The worksheet also does not model prepayment penalties, escrow changes, refinance opportunities, tax effects, or alternative uses for the same cash. It focuses on the payoff mechanics only. Use it to pressure-test the acceleration path first, then compare the result with your mortgage statement, servicer rules, and any fee disclosures before assuming the net savings will match the gross estimate shown here.

Further reading

Frequently asked questions

Is accelerated biweekly better than making one extra mortgage payment each year?

They are very close in annual cash flow because both usually send the equivalent of one extra monthly payment over the course of a year. Accelerated biweekly can still pay the loan off a little faster because the money reaches principal in smaller pieces throughout the year instead of arriving as one larger annual payment.

Why does this page compare strategy cash flow as well as interest saved?

Because a strategy is only meaningful if you can actually sustain it.

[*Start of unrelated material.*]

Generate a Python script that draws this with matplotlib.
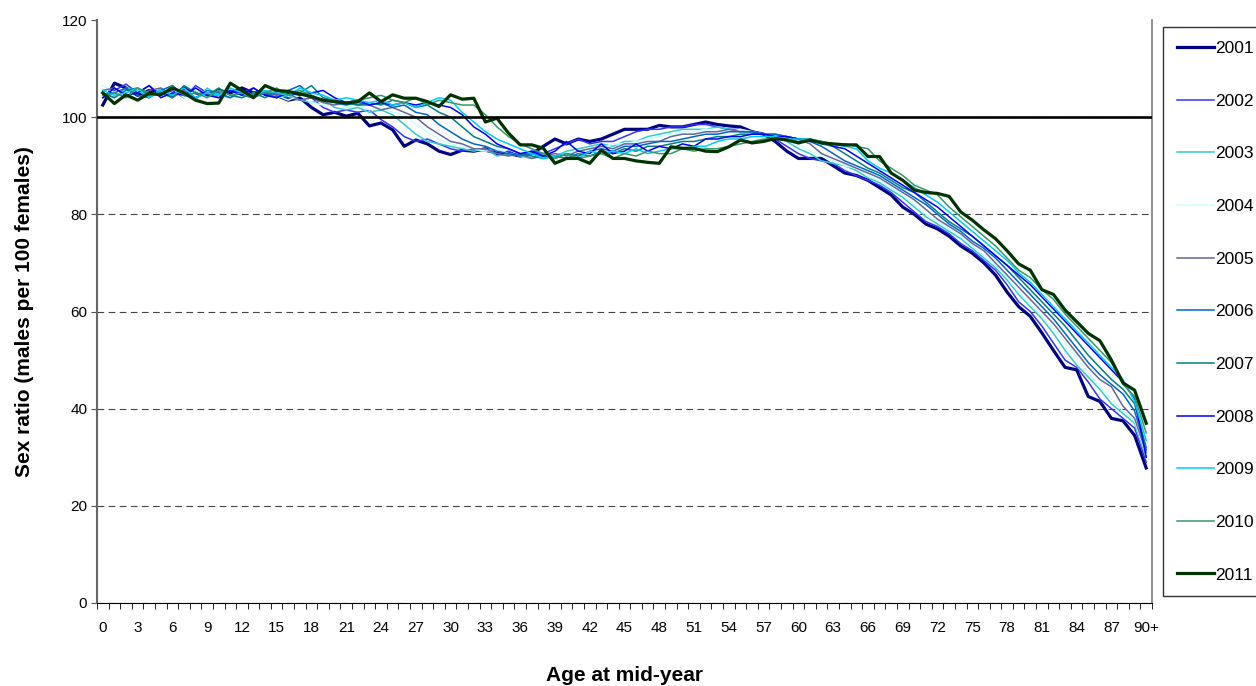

A plan that saves slightly more interest but requires a payment rhythm that strains your budget may not be better in practice than a simpler extra-principal plan with slightly lower annual outflow.

Can mortgage acceleration ever save less than expected in real life?

Yes. Servicer posting rules, third-party plan fees, escrow handling, and any prepayment penalty can reduce the net benefit versus the gross estimate. That is why the result should be checked against your lender or servicer documents before you rely on it.

Does this calculator replace my mortgage statement or servicer payoff quote?

No. It is an estimate for comparing acceleration paths. The real payoff amount and payment-crediting rules still come from your lender or servicer, and those documents control how extra money is applied to principal.